I've come across this statement:
If $f$ is a nonconstant meromorphic function, the module $M$ containing all its periods cannot have an accumulation point, since otherwise $f$ would be a constant. Therefore each point in $M$ is isolated. In other words, $M$ is a discrete module.
Now it is my understanding that
- an accumulation point $x$ of $M$ is a point for which every open neighbourhood contains infinitely many points of $M$.
- an isolated point $x$ of $M$ is a point for wich there is a neighbourhood containing only $x$.
I can't see how the absence of an accumulation point implies that every point in $M$ is isolated. I understand that it implies that a neighbourhood of $x$ cannot contain infinitely many points of $M$, but what prevents such a neighbourhood from containing finitely many?
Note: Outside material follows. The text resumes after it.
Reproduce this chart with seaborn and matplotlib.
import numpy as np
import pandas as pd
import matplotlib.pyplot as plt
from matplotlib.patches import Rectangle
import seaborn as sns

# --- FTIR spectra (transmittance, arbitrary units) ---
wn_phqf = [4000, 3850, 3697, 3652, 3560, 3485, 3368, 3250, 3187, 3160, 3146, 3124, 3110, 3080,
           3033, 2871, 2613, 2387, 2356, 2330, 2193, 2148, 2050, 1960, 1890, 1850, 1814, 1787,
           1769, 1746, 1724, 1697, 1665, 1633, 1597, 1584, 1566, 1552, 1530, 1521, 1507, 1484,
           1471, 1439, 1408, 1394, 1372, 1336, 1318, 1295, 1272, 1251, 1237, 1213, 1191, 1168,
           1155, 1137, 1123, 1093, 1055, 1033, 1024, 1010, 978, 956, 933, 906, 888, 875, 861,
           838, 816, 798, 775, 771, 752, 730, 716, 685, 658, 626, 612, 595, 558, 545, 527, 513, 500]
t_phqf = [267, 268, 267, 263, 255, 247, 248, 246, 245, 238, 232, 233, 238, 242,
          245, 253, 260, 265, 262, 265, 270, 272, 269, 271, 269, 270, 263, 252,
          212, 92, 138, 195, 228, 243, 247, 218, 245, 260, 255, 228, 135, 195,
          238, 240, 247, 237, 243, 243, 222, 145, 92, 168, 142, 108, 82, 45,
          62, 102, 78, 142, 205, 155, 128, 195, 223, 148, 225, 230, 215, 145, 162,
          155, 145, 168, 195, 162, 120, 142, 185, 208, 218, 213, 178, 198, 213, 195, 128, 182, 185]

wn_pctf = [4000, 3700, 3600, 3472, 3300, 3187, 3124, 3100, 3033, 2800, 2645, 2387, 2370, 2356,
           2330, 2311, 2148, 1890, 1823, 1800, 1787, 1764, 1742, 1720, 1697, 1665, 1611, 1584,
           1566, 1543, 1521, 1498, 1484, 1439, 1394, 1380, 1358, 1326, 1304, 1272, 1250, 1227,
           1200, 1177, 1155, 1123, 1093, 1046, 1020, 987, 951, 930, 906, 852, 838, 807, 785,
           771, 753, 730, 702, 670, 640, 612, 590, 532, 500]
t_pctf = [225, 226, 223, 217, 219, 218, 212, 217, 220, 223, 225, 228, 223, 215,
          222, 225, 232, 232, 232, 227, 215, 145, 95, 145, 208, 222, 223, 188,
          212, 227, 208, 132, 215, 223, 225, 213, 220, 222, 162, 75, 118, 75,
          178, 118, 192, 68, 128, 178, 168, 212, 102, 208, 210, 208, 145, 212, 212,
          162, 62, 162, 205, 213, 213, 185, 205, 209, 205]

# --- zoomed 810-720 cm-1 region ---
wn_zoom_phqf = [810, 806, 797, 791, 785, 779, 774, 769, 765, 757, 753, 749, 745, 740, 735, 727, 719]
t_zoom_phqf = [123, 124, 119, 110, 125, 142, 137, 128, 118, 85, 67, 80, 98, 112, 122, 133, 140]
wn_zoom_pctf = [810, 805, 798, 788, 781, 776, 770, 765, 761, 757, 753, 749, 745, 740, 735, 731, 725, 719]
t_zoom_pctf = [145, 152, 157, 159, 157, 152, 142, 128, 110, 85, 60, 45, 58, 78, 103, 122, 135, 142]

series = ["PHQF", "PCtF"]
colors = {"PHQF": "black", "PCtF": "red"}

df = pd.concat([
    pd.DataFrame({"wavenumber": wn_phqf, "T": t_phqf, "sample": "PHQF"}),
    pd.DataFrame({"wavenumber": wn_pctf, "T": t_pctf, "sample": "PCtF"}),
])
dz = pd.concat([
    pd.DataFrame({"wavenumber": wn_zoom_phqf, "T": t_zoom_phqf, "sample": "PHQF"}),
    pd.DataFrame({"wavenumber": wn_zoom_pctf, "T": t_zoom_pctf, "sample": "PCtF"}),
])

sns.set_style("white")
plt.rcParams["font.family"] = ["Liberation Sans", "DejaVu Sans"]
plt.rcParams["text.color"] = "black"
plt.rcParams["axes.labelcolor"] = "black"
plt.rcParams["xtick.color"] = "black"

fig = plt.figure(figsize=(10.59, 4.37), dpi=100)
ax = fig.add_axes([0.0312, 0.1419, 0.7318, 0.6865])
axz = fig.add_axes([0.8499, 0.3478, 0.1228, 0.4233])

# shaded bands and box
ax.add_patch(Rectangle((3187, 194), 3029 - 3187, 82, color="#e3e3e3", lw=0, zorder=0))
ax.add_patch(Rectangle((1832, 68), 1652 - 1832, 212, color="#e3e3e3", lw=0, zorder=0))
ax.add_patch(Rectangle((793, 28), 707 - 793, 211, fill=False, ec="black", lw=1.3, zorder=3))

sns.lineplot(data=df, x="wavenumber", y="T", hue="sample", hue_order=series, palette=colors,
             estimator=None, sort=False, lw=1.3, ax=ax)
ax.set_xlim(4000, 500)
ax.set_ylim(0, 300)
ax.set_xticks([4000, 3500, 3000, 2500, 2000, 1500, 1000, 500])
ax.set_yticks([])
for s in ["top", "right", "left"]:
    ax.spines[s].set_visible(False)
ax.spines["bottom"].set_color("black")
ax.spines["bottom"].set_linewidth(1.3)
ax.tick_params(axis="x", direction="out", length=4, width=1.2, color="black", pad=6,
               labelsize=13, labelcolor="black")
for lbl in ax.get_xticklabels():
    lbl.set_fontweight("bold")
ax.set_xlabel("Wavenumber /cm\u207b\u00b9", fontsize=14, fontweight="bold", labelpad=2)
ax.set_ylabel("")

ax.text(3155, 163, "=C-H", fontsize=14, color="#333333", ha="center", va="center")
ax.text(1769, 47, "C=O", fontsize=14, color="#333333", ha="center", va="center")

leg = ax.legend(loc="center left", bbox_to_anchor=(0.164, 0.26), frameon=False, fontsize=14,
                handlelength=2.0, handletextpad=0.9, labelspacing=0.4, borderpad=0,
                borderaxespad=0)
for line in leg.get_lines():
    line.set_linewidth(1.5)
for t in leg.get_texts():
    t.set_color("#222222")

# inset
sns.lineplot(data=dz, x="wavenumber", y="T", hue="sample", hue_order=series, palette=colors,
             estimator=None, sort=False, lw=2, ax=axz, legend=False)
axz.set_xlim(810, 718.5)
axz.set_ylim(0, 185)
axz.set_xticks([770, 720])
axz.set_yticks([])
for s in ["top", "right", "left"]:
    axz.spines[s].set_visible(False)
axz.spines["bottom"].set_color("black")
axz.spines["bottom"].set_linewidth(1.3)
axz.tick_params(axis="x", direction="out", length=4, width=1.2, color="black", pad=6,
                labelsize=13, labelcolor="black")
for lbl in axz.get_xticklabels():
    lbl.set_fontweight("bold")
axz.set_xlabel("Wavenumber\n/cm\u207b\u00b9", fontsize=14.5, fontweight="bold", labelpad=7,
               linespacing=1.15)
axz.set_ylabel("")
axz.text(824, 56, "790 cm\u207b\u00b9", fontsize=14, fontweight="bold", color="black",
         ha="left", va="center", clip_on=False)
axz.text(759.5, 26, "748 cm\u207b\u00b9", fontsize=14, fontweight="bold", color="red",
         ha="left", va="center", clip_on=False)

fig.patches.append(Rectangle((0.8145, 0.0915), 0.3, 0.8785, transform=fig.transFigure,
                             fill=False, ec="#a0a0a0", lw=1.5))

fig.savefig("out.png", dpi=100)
If we have a neighbourhood $U$ of $x\in M$ such that $U\cap M$ is finite, consider $F := (M\cap U)\setminus \{x\}$. If $F = \varnothing$, we're done, otherwise note that $F$ is closed, since it's finite (and $\mathbb{C}$ is Hausdorff, hence $T_1$), and thus $V := U \setminus F$ is also a neighbourhood of $x$, and by construction we have $V\cap M = \{x\}$.
An argument using the metric is that then
$$\delta = \min \{ \lvert x-y\rvert : y\in F\} > 0,$$
since it is the minimum of finitely many (strictly) positive numbers. Then choose $r$ so small that $B_r(x) \subset U$ and set $\rho = \min \{r,\delta\}$. Then $B_\rho(x) \cap M = \{x\}$.